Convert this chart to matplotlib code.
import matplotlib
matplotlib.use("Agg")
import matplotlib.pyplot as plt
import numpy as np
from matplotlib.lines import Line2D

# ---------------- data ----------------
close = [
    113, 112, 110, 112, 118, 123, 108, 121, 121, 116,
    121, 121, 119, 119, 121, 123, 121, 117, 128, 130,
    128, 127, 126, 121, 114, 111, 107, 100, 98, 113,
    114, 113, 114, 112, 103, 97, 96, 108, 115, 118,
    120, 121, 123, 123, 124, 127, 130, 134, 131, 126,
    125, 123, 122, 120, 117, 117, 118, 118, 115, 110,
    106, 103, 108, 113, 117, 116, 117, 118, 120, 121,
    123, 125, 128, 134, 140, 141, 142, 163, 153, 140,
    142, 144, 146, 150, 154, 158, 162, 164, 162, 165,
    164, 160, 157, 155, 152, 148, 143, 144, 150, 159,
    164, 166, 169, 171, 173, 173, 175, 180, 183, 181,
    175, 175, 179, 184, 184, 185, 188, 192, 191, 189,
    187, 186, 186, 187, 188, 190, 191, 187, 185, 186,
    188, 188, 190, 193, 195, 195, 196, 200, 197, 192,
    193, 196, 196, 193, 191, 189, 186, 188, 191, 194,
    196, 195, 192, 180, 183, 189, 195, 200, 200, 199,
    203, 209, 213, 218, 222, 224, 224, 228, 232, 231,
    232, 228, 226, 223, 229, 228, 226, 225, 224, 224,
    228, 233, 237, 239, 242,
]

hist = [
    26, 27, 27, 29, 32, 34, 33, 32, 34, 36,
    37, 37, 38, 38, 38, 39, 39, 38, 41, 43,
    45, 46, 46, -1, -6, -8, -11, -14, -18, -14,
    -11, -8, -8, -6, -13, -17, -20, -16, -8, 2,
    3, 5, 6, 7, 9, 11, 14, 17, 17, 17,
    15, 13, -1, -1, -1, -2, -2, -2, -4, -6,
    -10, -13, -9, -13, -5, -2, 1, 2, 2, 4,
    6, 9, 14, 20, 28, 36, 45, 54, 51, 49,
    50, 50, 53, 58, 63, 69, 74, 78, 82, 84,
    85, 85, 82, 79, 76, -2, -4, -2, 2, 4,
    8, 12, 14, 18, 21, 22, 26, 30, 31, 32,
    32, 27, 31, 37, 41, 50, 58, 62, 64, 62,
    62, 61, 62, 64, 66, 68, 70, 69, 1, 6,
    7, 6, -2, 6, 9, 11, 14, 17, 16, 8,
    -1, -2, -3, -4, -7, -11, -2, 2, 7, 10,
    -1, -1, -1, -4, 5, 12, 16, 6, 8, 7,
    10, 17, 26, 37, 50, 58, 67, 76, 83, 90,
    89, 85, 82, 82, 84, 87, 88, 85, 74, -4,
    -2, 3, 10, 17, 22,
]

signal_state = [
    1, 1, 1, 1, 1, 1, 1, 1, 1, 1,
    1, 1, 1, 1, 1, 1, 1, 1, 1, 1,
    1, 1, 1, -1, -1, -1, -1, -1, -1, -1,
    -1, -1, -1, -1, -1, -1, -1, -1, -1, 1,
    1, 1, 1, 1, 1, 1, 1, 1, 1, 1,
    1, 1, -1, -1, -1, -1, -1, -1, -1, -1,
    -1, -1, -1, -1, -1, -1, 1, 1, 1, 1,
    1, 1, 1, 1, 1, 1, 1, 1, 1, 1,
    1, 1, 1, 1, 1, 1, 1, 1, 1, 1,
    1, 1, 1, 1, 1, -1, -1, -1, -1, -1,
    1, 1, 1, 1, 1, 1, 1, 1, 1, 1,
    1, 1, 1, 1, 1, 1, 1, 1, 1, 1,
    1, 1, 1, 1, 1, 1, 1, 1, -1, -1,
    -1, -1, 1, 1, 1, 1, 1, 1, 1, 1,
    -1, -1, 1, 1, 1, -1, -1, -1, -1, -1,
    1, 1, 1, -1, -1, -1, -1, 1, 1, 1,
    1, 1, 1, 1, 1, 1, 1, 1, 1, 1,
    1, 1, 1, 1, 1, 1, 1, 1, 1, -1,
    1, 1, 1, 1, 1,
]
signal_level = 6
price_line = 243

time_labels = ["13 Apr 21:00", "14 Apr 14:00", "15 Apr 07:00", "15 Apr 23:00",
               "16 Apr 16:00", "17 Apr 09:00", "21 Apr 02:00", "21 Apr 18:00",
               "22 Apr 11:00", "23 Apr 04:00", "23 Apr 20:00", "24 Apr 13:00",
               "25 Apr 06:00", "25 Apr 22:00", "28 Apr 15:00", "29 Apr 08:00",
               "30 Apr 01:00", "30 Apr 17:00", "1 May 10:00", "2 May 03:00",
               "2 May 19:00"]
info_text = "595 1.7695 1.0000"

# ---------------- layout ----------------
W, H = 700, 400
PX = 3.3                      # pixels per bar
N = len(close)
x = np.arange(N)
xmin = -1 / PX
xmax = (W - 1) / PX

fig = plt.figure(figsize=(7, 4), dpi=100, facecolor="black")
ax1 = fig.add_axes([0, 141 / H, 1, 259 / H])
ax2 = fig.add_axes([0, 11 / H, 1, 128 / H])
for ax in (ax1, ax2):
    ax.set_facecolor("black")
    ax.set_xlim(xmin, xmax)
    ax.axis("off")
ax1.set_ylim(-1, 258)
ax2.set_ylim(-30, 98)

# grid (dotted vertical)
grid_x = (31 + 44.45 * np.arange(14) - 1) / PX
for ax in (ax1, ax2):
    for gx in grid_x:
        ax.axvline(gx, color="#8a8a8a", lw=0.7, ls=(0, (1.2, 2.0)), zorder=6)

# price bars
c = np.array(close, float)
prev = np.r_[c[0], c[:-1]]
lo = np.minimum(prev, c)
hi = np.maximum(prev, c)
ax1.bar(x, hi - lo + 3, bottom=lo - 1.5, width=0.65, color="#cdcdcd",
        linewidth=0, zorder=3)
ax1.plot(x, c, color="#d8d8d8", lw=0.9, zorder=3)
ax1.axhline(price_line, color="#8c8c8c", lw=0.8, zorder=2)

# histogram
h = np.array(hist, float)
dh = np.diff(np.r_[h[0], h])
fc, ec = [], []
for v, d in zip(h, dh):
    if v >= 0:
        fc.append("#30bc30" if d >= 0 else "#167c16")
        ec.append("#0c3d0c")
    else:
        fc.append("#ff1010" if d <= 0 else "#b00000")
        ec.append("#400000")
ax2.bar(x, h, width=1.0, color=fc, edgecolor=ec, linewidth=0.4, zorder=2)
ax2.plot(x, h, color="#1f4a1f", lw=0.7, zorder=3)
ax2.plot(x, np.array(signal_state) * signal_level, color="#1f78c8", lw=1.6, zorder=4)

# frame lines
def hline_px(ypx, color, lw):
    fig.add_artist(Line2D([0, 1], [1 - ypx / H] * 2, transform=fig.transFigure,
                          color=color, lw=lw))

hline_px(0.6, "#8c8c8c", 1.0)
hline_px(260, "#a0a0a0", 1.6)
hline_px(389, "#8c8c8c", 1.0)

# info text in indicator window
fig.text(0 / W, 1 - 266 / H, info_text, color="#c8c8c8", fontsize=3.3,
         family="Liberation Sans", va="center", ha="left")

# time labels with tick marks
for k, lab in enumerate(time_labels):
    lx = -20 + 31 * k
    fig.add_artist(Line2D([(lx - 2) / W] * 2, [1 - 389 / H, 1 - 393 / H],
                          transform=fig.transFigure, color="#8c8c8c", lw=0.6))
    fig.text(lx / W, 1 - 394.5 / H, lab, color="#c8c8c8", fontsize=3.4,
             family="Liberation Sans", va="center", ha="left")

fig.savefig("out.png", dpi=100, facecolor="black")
* * *
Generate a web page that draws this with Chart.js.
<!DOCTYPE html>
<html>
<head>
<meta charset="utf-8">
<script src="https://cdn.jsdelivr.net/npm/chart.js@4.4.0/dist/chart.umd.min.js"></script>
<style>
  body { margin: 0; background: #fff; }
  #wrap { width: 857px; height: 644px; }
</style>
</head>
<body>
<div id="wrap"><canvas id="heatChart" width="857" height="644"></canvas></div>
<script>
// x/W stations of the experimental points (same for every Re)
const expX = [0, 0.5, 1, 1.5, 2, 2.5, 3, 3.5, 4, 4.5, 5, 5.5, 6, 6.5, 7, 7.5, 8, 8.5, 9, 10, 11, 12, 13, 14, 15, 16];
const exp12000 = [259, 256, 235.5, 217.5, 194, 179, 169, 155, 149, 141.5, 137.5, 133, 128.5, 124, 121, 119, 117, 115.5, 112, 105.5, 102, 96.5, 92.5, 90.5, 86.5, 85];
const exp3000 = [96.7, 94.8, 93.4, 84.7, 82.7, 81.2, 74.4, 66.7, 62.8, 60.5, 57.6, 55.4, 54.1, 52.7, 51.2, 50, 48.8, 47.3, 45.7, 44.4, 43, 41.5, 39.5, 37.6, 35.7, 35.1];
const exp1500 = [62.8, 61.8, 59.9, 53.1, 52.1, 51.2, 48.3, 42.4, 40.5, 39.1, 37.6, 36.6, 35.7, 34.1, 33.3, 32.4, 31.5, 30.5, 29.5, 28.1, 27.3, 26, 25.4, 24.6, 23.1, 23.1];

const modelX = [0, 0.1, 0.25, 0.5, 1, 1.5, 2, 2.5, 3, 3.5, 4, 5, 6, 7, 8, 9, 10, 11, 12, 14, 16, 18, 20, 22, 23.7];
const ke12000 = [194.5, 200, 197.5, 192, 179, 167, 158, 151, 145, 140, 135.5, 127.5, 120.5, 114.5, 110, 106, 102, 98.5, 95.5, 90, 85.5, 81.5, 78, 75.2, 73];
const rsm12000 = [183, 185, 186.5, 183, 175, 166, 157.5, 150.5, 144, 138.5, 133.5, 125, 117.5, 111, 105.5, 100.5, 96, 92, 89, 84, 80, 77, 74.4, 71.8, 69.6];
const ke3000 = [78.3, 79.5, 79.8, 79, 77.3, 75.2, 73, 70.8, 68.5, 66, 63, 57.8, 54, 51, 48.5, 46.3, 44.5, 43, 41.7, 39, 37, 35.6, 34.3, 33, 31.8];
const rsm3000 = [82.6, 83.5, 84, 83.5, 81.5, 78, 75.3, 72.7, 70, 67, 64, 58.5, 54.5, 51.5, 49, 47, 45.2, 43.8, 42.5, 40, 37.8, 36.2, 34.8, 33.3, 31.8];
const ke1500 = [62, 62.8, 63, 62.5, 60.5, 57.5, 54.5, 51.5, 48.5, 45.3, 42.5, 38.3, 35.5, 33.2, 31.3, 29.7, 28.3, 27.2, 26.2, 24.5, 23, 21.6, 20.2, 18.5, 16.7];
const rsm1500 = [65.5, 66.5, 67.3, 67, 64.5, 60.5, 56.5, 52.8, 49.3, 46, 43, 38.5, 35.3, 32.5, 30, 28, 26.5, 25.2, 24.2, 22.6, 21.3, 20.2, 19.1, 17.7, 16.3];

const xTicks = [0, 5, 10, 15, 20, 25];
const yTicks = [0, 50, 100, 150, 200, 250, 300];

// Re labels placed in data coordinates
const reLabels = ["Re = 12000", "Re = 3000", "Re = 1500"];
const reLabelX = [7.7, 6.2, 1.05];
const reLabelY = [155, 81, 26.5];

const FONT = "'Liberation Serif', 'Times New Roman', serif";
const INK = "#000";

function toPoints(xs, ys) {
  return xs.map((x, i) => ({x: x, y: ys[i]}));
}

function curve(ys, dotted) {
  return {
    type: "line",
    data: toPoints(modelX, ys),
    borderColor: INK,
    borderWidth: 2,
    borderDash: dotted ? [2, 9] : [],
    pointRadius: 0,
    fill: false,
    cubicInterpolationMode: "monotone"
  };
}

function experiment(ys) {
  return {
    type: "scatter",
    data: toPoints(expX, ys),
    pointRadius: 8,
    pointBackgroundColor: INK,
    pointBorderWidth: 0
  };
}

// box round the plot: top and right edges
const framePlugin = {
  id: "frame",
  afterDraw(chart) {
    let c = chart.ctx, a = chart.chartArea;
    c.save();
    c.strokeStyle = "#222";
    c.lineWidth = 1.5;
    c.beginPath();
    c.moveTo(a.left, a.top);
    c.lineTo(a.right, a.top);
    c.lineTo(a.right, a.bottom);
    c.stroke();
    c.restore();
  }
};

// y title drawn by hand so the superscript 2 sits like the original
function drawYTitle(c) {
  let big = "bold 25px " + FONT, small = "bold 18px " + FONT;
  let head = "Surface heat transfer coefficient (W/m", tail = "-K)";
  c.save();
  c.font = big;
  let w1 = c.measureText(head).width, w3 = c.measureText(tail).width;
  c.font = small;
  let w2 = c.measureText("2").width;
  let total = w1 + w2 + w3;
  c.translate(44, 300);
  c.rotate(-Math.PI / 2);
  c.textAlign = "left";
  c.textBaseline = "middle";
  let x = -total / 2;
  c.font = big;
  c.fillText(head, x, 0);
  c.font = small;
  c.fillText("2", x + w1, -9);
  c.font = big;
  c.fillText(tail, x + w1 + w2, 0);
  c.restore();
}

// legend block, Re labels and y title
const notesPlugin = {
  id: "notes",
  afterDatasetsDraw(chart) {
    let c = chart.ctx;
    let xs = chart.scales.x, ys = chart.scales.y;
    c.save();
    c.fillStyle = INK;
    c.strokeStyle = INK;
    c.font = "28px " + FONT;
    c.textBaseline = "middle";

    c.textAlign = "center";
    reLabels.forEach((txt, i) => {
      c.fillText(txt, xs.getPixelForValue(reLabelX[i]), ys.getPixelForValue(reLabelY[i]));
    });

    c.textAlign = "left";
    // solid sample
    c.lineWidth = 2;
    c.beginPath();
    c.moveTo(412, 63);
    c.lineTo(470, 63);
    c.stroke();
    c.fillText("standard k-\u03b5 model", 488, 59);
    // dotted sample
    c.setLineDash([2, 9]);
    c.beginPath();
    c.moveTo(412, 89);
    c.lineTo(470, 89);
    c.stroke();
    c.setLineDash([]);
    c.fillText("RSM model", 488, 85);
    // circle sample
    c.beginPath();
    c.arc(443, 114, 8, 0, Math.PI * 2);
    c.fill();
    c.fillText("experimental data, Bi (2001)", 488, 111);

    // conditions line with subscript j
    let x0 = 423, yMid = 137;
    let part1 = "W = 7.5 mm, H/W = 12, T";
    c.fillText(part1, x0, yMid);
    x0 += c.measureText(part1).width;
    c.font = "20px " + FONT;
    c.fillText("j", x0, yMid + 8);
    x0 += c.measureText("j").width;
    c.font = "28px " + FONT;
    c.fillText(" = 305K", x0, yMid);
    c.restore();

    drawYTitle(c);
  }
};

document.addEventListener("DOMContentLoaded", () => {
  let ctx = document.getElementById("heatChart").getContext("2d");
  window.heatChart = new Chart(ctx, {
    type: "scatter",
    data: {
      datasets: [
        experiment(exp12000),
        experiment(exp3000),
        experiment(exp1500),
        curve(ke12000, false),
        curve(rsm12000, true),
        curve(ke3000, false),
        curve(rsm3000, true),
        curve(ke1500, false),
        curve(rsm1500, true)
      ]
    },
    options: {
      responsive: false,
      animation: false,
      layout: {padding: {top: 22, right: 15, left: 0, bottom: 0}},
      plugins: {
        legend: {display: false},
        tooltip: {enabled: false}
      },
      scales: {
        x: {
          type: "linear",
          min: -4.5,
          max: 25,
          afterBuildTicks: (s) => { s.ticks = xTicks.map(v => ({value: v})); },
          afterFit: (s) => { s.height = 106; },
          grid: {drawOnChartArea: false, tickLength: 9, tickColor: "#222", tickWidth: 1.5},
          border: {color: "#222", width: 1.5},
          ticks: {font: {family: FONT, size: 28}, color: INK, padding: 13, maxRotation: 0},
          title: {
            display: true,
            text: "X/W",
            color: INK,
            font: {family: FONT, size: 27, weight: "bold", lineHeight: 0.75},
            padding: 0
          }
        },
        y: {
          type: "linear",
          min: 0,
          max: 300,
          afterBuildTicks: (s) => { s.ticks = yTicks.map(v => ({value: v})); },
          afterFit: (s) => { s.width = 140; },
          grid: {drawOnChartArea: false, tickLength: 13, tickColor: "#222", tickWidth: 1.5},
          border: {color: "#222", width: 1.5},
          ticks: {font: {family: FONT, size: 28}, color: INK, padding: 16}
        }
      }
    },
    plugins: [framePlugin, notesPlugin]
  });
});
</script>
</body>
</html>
---
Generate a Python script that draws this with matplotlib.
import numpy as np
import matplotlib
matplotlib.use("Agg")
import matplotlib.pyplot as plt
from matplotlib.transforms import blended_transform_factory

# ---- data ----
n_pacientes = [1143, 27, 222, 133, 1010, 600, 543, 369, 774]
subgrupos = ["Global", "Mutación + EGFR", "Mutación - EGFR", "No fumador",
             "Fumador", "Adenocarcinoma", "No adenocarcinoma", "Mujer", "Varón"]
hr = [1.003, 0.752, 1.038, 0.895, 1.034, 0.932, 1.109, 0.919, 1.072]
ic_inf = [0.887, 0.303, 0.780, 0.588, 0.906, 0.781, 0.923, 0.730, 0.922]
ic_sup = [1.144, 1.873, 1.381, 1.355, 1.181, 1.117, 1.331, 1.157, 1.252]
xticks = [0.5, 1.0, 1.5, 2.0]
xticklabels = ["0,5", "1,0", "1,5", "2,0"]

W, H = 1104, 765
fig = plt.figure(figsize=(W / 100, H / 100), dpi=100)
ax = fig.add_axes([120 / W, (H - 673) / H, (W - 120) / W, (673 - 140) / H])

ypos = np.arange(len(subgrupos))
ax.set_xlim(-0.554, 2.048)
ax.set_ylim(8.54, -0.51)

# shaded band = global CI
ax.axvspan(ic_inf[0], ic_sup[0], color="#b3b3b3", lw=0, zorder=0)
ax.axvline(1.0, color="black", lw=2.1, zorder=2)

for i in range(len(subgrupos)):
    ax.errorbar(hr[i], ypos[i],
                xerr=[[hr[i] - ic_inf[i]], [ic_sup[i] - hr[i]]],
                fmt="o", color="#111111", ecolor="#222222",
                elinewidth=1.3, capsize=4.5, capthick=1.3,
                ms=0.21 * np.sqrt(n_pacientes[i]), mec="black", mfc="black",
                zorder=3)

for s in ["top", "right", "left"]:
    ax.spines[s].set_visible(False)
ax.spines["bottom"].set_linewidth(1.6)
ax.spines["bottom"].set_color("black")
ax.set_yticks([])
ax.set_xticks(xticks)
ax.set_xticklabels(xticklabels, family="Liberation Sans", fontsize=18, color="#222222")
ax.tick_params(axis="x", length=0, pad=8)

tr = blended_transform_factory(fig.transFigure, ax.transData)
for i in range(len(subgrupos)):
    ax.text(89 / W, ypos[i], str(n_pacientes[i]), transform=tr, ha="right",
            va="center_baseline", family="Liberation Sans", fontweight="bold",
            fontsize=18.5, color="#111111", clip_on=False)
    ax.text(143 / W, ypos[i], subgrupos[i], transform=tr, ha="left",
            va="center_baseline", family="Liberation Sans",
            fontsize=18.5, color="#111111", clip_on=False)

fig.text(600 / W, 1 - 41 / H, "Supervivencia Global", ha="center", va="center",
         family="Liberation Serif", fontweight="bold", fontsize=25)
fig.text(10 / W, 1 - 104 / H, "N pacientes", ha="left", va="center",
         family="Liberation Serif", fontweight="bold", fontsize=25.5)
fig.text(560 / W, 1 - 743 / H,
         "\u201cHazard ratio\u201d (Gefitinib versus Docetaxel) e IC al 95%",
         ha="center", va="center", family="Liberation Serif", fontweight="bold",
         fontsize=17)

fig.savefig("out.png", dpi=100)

• EXERCISE DETAILS: Look back at the data above. Transcribe exactly the lines starting at the line that contains "Generate a web" and ending at the line that contains "const yTicks = [0, 50, 100, 150, 200, 250, 300];".

• EXERCISE ANSWER:
Generate a web page that draws this with Chart.js.
<!DOCTYPE html>
<html>
<head>
<meta charset="utf-8">
<script src="https://cdn.jsdelivr.net/npm/chart.js@4.4.0/dist/chart.umd.min.js"></script>
<style>
  body { margin: 0; background: #fff; }
  #wrap { width: 857px; height: 644px; }
</style>
</head>
<body>
<div id="wrap"><canvas id="heatChart" width="857" height="644"></canvas></div>
<script>
// x/W stations of the experimental points (same for every Re)
const expX = [0, 0.5, 1, 1.5, 2, 2.5, 3, 3.5, 4, 4.5, 5, 5.5, 6, 6.5, 7, 7.5, 8, 8.5, 9, 10, 11, 12, 13, 14, 15, 16];
const exp12000 = [259, 256, 235.5, 217.5, 194, 179, 169, 155, 149, 141.5, 137.5, 133, 128.5, 124, 121, 119, 117, 115.5, 112, 105.5, 102, 96.5, 92.5, 90.5, 86.5, 85];
const exp3000 = [96.7, 94.8, 93.4, 84.7, 82.7, 81.2, 74.4, 66.7, 62.8, 60.5, 57.6, 55.4, 54.1, 52.7, 51.2, 50, 48.8, 47.3, 45.7, 44.4, 43, 41.5, 39.5, 37.6, 35.7, 35.1];
const exp1500 = [62.8, 61.8, 59.9, 53.1, 52.1, 51.2, 48.3, 42.4, 40.5, 39.1, 37.6, 36.6, 35.7, 34.1, 33.3, 32.4, 31.5, 30.5, 29.5, 28.1, 27.3, 26, 25.4, 24.6, 23.1, 23.1];

const modelX = [0, 0.1, 0.25, 0.5, 1, 1.5, 2, 2.5, 3, 3.5, 4, 5, 6, 7, 8, 9, 10, 11, 12, 14, 16, 18, 20, 22, 23.7];
const ke12000 = [194.5, 200, 197.5, 192, 179, 167, 158, 151, 145, 140, 135.5, 127.5, 120.5, 114.5, 110, 106, 102, 98.5, 95.5, 90, 85.5, 81.5, 78, 75.2, 73];
const rsm12000 = [183, 185, 186.5, 183, 175, 166, 157.5, 150.5, 144, 138.5, 133.5, 125, 117.5, 111, 105.5, 100.5, 96, 92, 89, 84, 80, 77, 74.4, 71.8, 69.6];
const ke3000 = [78.3, 79.5, 79.8, 79, 77.3, 75.2, 73, 70.8, 68.5, 66, 63, 57.8, 54, 51, 48.5, 46.3, 44.5, 43, 41.7, 39, 37, 35.6, 34.3, 33, 31.8];
const rsm3000 = [82.6, 83.5, 84, 83.5, 81.5, 78, 75.3, 72.7, 70, 67, 64, 58.5, 54.5, 51.5, 49, 47, 45.2, 43.8, 42.5, 40, 37.8, 36.2, 34.8, 33.3, 31.8];
const ke1500 = [62, 62.8, 63, 62.5, 60.5, 57.5, 54.5, 51.5, 48.5, 45.3, 42.5, 38.3, 35.5, 33.2, 31.3, 29.7, 28.3, 27.2, 26.2, 24.5, 23, 21.6, 20.2, 18.5, 16.7];
const rsm1500 = [65.5, 66.5, 67.3, 67, 64.5, 60.5, 56.5, 52.8, 49.3, 46, 43, 38.5, 35.3, 32.5, 30, 28, 26.5, 25.2, 24.2, 22.6, 21.3, 20.2, 19.1, 17.7, 16.3];

const xTicks = [0, 5, 10, 15, 20, 25];
const yTicks = [0, 50, 100, 150, 200, 250, 300];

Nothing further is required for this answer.